REQUEST
Retype the opening lines of the listing below, ending with the line that contains "import seaborn as sns", and leave out any pictures.

SUPPLIED MATERIAL
· · · · ·

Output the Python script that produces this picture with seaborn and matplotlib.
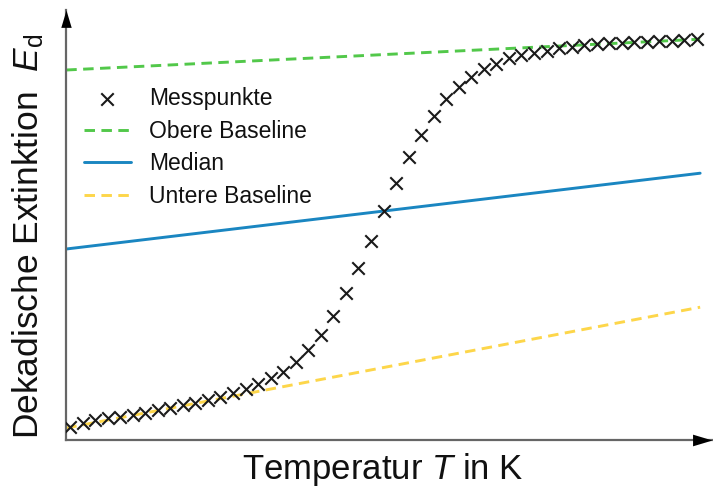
import numpy as np
import pandas as pd
import matplotlib
matplotlib.use("Agg")
import matplotlib.pyplot as plt
import seaborn as sns

# Measured extinction values (arbitrary units) at equally spaced temperatures
temperatur = [300 + 2 * i for i in range(51)]
extinktion = [
    0.033, 0.042, 0.050, 0.055, 0.058, 0.0625, 0.068, 0.075, 0.081, 0.0875,
    0.093, 0.100, 0.108, 0.117, 0.127, 0.140, 0.154, 0.171, 0.196, 0.225,
    0.2625, 0.310, 0.367, 0.429, 0.498, 0.573, 0.643, 0.708, 0.7625, 0.810,
    0.852, 0.882, 0.907, 0.927, 0.940, 0.954, 0.9625, 0.968, 0.973, 0.979,
    0.983, 0.9875, 0.990, 0.992, 0.993, 0.995, 0.996, 0.9975, 0.998, 1.000,
    1.002,
]

# Baselines and median line, given by their end points
t_linie = [299.4, 400.5]
obere_baseline = [0.925, 1.002]
median = [0.4775, 0.667]
untere_baseline = [0.030, 0.332]

sns.set_theme(style="white")
plt.rcParams["font.family"] = ["Liberation Sans", "DejaVu Sans"]
plt.rcParams["mathtext.fontset"] = "custom"
plt.rcParams["mathtext.rm"] = "Liberation Sans"
plt.rcParams["mathtext.it"] = "Liberation Sans:italic"

W, H = 713, 491
fig = plt.figure(figsize=(W / 100, H / 100), dpi=100)
ax_l, ax_r, ax_t, ax_b = 66, 712, 10, 440
ax = fig.add_axes([ax_l / W, (H - ax_b) / H, (ax_r - ax_l) / W, (ax_b - ax_t) / H])

messung = pd.DataFrame({"T": temperatur, "E": extinktion})
linien = pd.DataFrame({"T": t_linie, "oben": obere_baseline,
                       "median": median, "unten": untere_baseline})

sns.lineplot(data=linien, x="T", y="oben", ax=ax, color="#52c84a", lw=2.1,
             linestyle="--", label="Obere Baseline", zorder=2)
sns.lineplot(data=linien, x="T", y="median", ax=ax, color="#1a86c1", lw=2.1,
             label="Median", zorder=2)
sns.lineplot(data=linien, x="T", y="unten", ax=ax, color="#fdd64a", lw=2.1,
             linestyle="--", label="Untere Baseline", zorder=2)
for ln in ax.get_lines():
    if ln.get_linestyle() == "--":
        ln.set_dashes((3.6, 2.2))

sns.scatterplot(data=messung, x="T", y="E", ax=ax, marker="x", s=80,
                color="#1a1a1a", linewidth=1.5, label="Messpunkte", zorder=3)

# Axis ranges: no ticks, just the arrowed axes
ax.set_xlim(299.362, 402.39)
ax.set_ylim(0, 1.075)
ax.set_xticks([])
ax.set_yticks([])
for s in ("top", "right"):
    ax.spines[s].set_visible(False)
for s in ("left", "bottom"):
    ax.spines[s].set_color("#666666")
    ax.spines[s].set_linewidth(1.6)

tri_r = [(0, 0), (-1.4, 0.42), (-1.4, -0.42), (0, 0)]
tri_u = [(0, 0), (0.42, -1.4), (-0.42, -1.4), (0, 0)]
ax.plot(1, 0, marker=tri_r, ms=28, color="black", mew=0,
        transform=ax.transAxes, clip_on=False, zorder=5)
ax.plot(0, 1, marker=tri_u, ms=25, color="black", mew=0,
        transform=ax.transAxes, clip_on=False, zorder=5)

ax.set_xlabel("Temperatur $\\mathit{T}$ in K", fontsize=25, color="#111111")
ax.set_ylabel("Dekadische Extinktion  $\\mathit{E}_\\mathrm{d}$", fontsize=25.5,
              color="#111111")
ax.xaxis.set_label_coords((383 - ax_l) / (ax_r - ax_l), -(483 - ax_b + 5) / (ax_b - ax_t),
                          transform=ax.transAxes)
ax.yaxis.set_label_coords(-(ax_l - 46) / (ax_r - ax_l), (ax_b - 236) / (ax_b - ax_t),
                          transform=ax.transAxes)
ax.xaxis.label.set_verticalalignment("bottom")

handles, labels = ax.get_legend_handles_labels()
order = [labels.index(n) for n in ["Messpunkte", "Obere Baseline", "Median", "Untere Baseline"]]
leg = ax.legend([handles[i] for i in order], [labels[i] for i in order],
                loc="upper left", bbox_to_anchor=(84 / W, (H - 87) / H),
                bbox_transform=fig.transFigure, frameon=False, fontsize=16.5,
                handlelength=2.05, handletextpad=0.8, labelspacing=0.42,
                borderpad=0, borderaxespad=0)
for t in leg.get_texts():
    t.set_color("#111111")

fig.savefig("out.png", dpi=100)
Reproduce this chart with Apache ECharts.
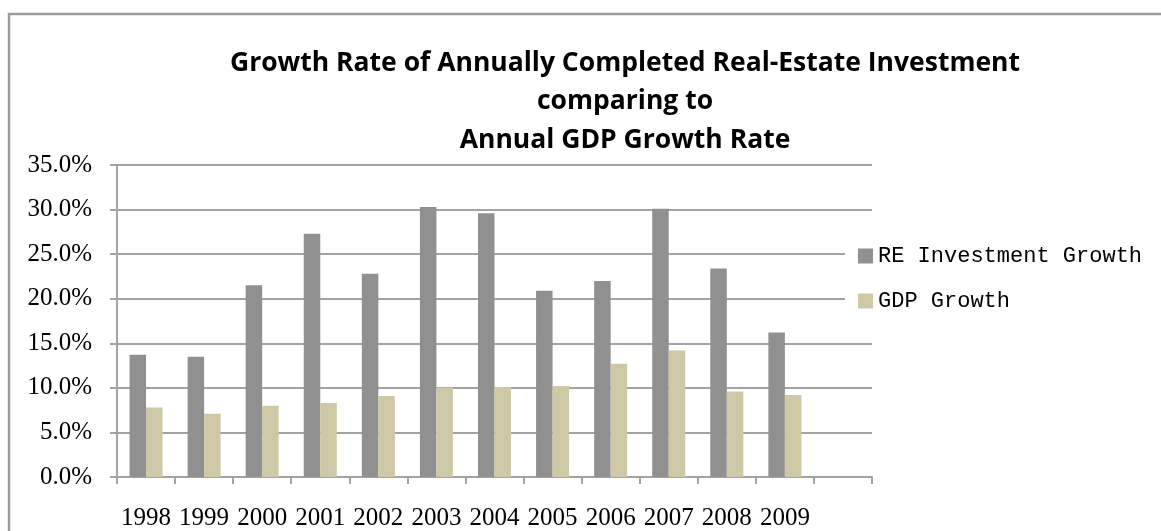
<!DOCTYPE html>
<html>
<head>
<meta charset="utf-8">
<script src="https://cdn.jsdelivr.net/npm/echarts@6/dist/echarts.min.js"></script>
<style>
html,body{margin:0;padding:0;background:#fff;}
#c{width:1161px;height:531px;}
</style>
</head>
<body>
<div id="c"></div>
<script>
const years = ['1998','1999','2000','2001','2002','2003','2004','2005','2006','2007','2008','2009',''];
const reGrowth = [13.7, 13.5, 21.5, 27.3, 22.8, 30.3, 29.6, 20.9, 22.0, 30.1, 23.4, 16.2];
const gdpGrowth = [7.8, 7.1, 8.0, 8.3, 9.1, 10.0, 10.1, 10.2, 12.7, 14.2, 9.6, 9.2];
const yTicks = {min: 0, max: 35, interval: 5};
const titleLines = ['Growth Rate of Annually Completed Real-Estate Investment', 'comparing to', 'Annual GDP Growth Rate'];
const seriesNames = ['RE Investment Growth', 'GDP Growth'];

const chart = echarts.init(document.getElementById('c'));
const axisGray = '#a3a3a3';
chart.setOption({
  animation: false,
  backgroundColor: '#fff',
  graphic: [
    {type: 'polyline', shape: {points: [[9, 531], [9, 14], [1161, 14]]}, style: {stroke: '#9c9c9c', lineWidth: 2.5, fill: null}, z: 10},
    {type: 'text', x: 625, y: 101.5, style: {text: titleLines.join('\n'), align: 'center', verticalAlign: 'middle', lineHeight: 38.5, font: 'bold 26.5px "Open Sans"', fill: '#000'}}
  ],
  legend: {
    orient: 'vertical',
    left: 845,
    top: 235,
    padding: [10, 10, 10, 13],
    backgroundColor: '#fff',
    icon: 'rect',
    itemWidth: 15,
    itemHeight: 15,
    itemGap: 23,
    textStyle: {fontFamily: '"Liberation Mono"', fontSize: 22, color: '#000', lineHeight: 22},
    data: seriesNames
  },
  grid: {left: 117, right: 289, top: 165, bottom: 54, containLabel: false},
  xAxis: {
    type: 'category',
    data: years,
    boundaryGap: true,
    axisLine: {lineStyle: {color: axisGray, width: 2}},
    axisTick: {show: true, length: 7, alignWithLabel: false, interval: 0, lineStyle: {color: axisGray, width: 2}},
    axisLabel: {interval: 0, margin: 29, fontFamily: '"Liberation Serif"', fontSize: 25, color: '#000'}
  },
  yAxis: {
    type: 'value',
    min: yTicks.min, max: yTicks.max, interval: yTicks.interval,
    axisLine: {show: true, lineStyle: {color: axisGray, width: 2}},
    axisTick: {show: true, length: 7, lineStyle: {color: axisGray, width: 2}},
    splitLine: {show: true, lineStyle: {color: axisGray, width: 2}},
    axisLabel: {margin: 25, fontFamily: '"Liberation Serif"', fontSize: 25, color: '#000', formatter: v => v.toFixed(1) + '%'}
  },
  series: [
    {name: seriesNames[0], type: 'bar', data: reGrowth, barWidth: 16.5, barGap: '0%', itemStyle: {color: '#909090'}},
    {name: seriesNames[1], type: 'bar', data: gdpGrowth, barWidth: 16.5, barGap: '0%', itemStyle: {color: '#cfc8a6'}}
  ]
});
</script>
</body>
</html>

· · · · ·

SOLVED PROBLEM
Output the Python script that produces this picture with seaborn and matplotlib.
import numpy as np
import pandas as pd
import matplotlib
matplotlib.use("Agg")
import matplotlib.pyplot as plt
import seaborn as sns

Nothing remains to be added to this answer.